_Task objective:_
Only the lines from the start of the data through the one containing "32.8, 29.1, 20.7, 10.1, 11.7, 11.7, 10.1, 6.9, 2.6, 0]" belong in your answer; return them exactly.

_Data extract:_

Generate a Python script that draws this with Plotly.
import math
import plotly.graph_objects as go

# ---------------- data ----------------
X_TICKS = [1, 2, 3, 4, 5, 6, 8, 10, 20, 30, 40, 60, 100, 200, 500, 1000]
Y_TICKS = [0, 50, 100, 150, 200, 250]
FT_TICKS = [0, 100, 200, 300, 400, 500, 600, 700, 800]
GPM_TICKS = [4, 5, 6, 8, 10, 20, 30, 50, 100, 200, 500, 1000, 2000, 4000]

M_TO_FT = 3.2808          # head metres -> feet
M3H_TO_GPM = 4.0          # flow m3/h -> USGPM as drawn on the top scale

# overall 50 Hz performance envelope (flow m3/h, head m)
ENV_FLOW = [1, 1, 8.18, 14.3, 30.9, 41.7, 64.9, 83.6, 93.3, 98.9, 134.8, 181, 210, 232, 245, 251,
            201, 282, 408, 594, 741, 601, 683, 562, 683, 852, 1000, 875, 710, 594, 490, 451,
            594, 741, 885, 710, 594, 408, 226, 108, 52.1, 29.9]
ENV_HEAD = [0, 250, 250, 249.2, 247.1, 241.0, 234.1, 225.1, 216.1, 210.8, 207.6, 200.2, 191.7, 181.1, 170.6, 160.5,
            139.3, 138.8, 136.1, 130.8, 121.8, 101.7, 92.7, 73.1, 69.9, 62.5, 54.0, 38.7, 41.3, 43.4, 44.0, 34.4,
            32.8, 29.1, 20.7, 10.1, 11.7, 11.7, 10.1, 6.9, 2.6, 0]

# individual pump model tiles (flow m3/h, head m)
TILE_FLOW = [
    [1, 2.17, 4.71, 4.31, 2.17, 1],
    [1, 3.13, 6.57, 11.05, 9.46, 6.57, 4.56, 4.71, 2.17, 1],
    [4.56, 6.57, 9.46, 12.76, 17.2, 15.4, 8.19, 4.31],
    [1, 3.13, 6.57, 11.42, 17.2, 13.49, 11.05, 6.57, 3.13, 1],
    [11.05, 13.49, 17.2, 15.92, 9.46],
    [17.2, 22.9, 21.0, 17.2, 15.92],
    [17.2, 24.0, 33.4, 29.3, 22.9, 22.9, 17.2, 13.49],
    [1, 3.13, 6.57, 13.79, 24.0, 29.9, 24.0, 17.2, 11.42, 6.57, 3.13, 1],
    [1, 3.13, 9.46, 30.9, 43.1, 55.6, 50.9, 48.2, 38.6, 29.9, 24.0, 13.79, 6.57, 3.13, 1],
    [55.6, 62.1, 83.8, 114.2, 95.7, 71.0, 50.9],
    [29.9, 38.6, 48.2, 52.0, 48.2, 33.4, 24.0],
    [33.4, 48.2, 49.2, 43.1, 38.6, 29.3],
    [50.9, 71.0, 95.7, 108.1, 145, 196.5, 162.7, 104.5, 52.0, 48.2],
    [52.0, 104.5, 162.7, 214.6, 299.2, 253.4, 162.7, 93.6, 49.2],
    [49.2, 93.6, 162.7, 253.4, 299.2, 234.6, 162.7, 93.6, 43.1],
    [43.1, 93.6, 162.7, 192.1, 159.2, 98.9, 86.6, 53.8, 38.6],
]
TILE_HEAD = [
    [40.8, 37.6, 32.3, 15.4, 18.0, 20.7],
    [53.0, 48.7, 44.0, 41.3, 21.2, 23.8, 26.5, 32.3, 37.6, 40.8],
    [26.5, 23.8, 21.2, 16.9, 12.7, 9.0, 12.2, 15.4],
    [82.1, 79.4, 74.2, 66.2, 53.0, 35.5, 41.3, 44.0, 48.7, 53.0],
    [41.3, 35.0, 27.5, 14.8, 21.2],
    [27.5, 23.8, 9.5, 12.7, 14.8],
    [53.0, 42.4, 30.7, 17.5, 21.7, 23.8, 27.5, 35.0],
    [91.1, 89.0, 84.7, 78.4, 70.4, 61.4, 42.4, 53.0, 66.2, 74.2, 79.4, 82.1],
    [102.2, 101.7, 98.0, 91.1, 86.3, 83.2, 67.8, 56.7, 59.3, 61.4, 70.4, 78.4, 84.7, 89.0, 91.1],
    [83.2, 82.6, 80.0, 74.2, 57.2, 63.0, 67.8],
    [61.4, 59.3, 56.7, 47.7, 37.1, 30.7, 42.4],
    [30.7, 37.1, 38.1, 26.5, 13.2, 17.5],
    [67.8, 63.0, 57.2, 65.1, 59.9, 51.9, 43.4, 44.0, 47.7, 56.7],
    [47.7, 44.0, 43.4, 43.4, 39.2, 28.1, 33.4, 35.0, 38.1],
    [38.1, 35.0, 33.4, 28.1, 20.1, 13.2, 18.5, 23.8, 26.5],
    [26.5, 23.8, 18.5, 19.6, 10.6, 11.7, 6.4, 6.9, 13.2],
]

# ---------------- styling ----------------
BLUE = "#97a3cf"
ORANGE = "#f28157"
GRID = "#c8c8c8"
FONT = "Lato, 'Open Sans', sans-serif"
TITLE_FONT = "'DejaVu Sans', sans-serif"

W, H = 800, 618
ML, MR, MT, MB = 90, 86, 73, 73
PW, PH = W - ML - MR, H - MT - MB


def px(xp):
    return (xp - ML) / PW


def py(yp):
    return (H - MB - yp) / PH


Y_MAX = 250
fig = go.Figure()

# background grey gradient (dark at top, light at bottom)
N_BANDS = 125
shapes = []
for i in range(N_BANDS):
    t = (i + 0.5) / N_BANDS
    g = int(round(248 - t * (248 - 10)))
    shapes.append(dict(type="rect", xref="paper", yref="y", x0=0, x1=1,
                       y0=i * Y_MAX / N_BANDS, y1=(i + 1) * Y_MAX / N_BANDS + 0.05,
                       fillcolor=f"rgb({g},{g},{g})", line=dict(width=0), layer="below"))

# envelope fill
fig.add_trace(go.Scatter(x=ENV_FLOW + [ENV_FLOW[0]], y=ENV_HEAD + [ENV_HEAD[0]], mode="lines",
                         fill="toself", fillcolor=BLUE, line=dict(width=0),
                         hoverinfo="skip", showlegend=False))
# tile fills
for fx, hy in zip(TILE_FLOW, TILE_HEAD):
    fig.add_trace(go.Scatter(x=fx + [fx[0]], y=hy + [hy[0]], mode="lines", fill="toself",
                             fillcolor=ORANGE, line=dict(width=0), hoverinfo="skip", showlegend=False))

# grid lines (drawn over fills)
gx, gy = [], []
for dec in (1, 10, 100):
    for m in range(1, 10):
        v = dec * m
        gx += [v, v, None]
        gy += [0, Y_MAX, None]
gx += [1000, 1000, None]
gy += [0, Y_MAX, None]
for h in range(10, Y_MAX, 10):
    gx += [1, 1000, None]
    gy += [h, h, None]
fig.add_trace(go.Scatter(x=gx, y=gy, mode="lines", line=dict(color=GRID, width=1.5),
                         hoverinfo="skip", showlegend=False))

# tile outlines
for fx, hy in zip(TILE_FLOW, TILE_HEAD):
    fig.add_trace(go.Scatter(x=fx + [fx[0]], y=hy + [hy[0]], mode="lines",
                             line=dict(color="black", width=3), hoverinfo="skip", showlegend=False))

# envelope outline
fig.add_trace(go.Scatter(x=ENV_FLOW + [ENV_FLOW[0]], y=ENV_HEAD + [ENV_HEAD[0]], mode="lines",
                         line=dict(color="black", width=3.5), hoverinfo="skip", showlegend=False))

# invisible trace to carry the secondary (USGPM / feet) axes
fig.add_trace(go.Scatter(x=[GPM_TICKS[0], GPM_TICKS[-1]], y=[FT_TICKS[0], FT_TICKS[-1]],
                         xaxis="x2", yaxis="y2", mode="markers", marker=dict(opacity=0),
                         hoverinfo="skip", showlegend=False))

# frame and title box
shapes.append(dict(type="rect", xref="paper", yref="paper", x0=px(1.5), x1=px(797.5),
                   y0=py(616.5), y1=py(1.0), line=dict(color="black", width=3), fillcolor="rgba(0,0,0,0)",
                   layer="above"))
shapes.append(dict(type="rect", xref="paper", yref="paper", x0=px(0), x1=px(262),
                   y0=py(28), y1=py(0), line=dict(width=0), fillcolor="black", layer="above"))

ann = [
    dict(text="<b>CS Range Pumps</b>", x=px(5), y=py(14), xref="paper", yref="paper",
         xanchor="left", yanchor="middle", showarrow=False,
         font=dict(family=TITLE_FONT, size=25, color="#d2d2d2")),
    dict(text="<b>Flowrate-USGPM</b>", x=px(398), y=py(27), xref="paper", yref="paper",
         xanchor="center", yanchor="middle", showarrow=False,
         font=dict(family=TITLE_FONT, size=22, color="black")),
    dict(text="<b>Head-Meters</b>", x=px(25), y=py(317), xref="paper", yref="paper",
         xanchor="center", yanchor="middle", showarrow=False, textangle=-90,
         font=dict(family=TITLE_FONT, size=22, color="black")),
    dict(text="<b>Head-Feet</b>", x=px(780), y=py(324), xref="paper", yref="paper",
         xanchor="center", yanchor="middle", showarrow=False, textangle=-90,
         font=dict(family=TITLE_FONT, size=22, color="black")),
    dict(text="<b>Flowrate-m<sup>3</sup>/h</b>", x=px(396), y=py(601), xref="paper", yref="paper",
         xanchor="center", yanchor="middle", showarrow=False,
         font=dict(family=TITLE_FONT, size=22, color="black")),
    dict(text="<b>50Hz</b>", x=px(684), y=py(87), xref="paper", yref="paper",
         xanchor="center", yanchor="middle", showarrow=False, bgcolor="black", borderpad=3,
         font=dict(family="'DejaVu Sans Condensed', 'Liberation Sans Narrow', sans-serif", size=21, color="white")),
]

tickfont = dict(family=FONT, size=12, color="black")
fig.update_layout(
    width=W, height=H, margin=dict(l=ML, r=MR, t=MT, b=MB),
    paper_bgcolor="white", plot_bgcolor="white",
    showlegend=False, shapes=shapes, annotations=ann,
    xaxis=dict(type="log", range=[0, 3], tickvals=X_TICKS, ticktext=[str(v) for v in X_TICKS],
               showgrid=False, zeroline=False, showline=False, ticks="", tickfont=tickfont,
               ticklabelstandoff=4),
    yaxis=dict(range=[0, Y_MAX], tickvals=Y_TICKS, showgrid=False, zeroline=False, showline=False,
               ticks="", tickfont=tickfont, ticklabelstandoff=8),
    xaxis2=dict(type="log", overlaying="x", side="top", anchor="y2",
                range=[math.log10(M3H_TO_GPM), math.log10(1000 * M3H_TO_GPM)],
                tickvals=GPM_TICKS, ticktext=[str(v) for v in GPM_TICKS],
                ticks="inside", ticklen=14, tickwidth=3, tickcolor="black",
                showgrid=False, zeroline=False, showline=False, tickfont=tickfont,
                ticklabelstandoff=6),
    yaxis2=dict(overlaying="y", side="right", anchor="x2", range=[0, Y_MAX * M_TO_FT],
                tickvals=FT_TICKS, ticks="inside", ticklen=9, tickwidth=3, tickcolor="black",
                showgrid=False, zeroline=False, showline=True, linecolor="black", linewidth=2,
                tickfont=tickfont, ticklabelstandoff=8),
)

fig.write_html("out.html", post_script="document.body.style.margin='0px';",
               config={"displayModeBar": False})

_Response to this task:_
Generate a Python script that draws this with Plotly.
import math
import plotly.graph_objects as go

# ---------------- data ----------------
X_TICKS = [1, 2, 3, 4, 5, 6, 8, 10, 20, 30, 40, 60, 100, 200, 500, 1000]
Y_TICKS = [0, 50, 100, 150, 200, 250]
FT_TICKS = [0, 100, 200, 300, 400, 500, 600, 700, 800]
GPM_TICKS = [4, 5, 6, 8, 10, 20, 30, 50, 100, 200, 500, 1000, 2000, 4000]

M_TO_FT = 3.2808          # head metres -> feet
M3H_TO_GPM = 4.0          # flow m3/h -> USGPM as drawn on the top scale

# overall 50 Hz performance envelope (flow m3/h, head m)
ENV_FLOW = [1, 1, 8.18, 14.3, 30.9, 41.7, 64.9, 83.6, 93.3, 98.9, 134.8, 181, 210, 232, 245, 251,
            201, 282, 408, 594, 741, 601, 683, 562, 683, 852, 1000, 875, 710, 594, 490, 451,
            594, 741, 885, 710, 594, 408, 226, 108, 52.1, 29.9]
ENV_HEAD = [0, 250, 250, 249.2, 247.1, 241.0, 234.1, 225.1, 216.1, 210.8, 207.6, 200.2, 191.7, 181.1, 170.6, 160.5,
            139.3, 138.8, 136.1, 130.8, 121.8, 101.7, 92.7, 73.1, 69.9, 62.5, 54.0, 38.7, 41.3, 43.4, 44.0, 34.4,
            32.8, 29.1, 20.7, 10.1, 11.7, 11.7, 10.1, 6.9, 2.6, 0]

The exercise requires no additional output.